The thought blossoms in my mind: is this how we look from On High? We’re all going about our daily individual lives, caught up in our own experiences, our own families, our own Facebook pages, and all the while– people relatively nearby don’t have enough food to eat, families lack shelter, children face terrible schools, whole communities are losing hope. There’s a crisis demanding our attention, and yet we go trudging along, day by day, seemingly oblivious to the fact that our inaction keeps such a system in place.
What are we thinking?
G-d seems to have infinite patience with us, but I have to say, “Why, why, why?” Why are we, one of the richest nations on earth, failing to provide for our fellows in such obvious ways? Do we really think it’s fair and good the way things are for the least well off? That their suffering is somehow their own fault? Even the kids growing up in some of these neighborhoods and schools?
I had a conversation recently with my soon-to-be brother-in-law. When we look back at the 50s, we wonder how people could tolerate such a blatantly racist system of separate public bathrooms and schools, sitting in the back of the bus, and so forth. Surely we would never have been so complacent, right? But what will generations hence say about our tolerating the huge inequity in school systems between rich and poor communities? The glaring and increasing gap between the rich and poor overall?

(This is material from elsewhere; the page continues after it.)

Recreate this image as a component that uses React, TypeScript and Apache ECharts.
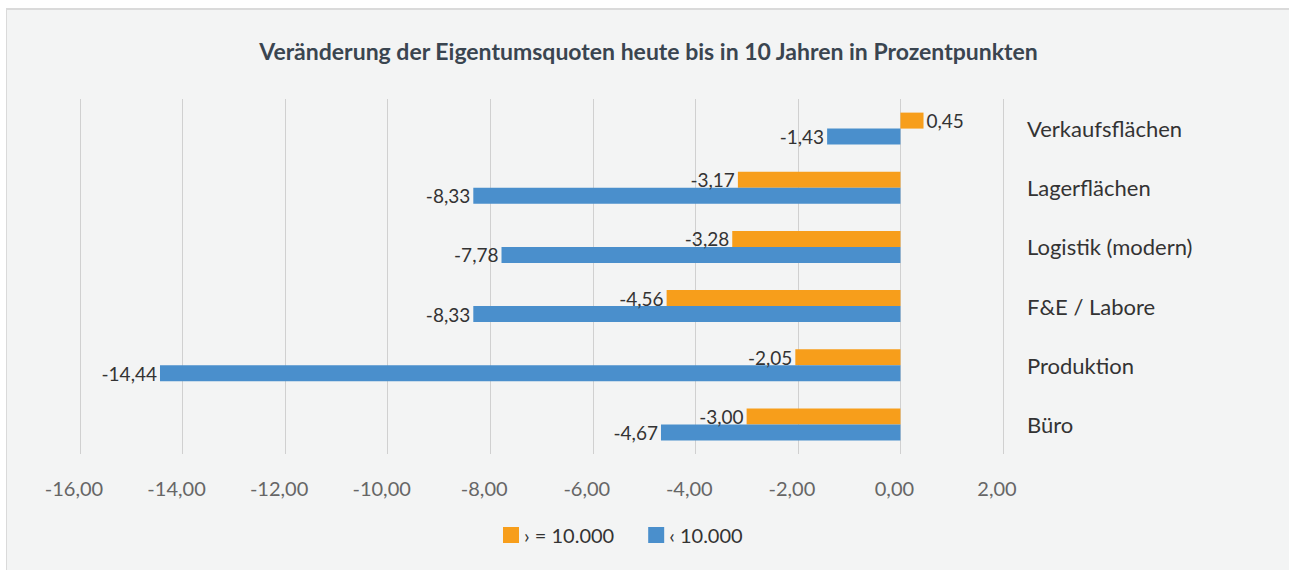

Lovely questions to ask, I say to myself. Ultimately, I’m asking these questions of myself, Gentle Reader. And I’m not at all sure what I’m going to do about this. When I was younger I did social work for a time, helping families in difficult situations. We didn’t solve all their problems, but I know I did feel, at the end of the day, that I’d made some kind of positive difference in their lives.
But I feel we need some kind of systemic change here; a more widespread change of awareness, a change of heart. We need to find ways of working cooperatively, not just on the highway, but in communities as well.
I feel this acutely myself right now. Moving to Oakland, where plenty of folks are suffering, I find it difficult to contemplate taking a six-figure computer job and just ignoring their plight only a stone’s throw from my house.
Part of the difficulty, I think we all readily admit, is that these problems seem so large and intractable that we don’t know where to start. So we don’t start, and we end up doing nothing at all. Which is clearly unsatisfying. Even volunteering one weekend a month would be better than nothing. But somehow that feels inadequate as well.
And this is something I need to figure out. It’s bothering me. I can’t just poke along behind the slow moving driver in front of me, thinking self-righteous thoughts. I need to act.
Gentle Reader, what do you suggest I do?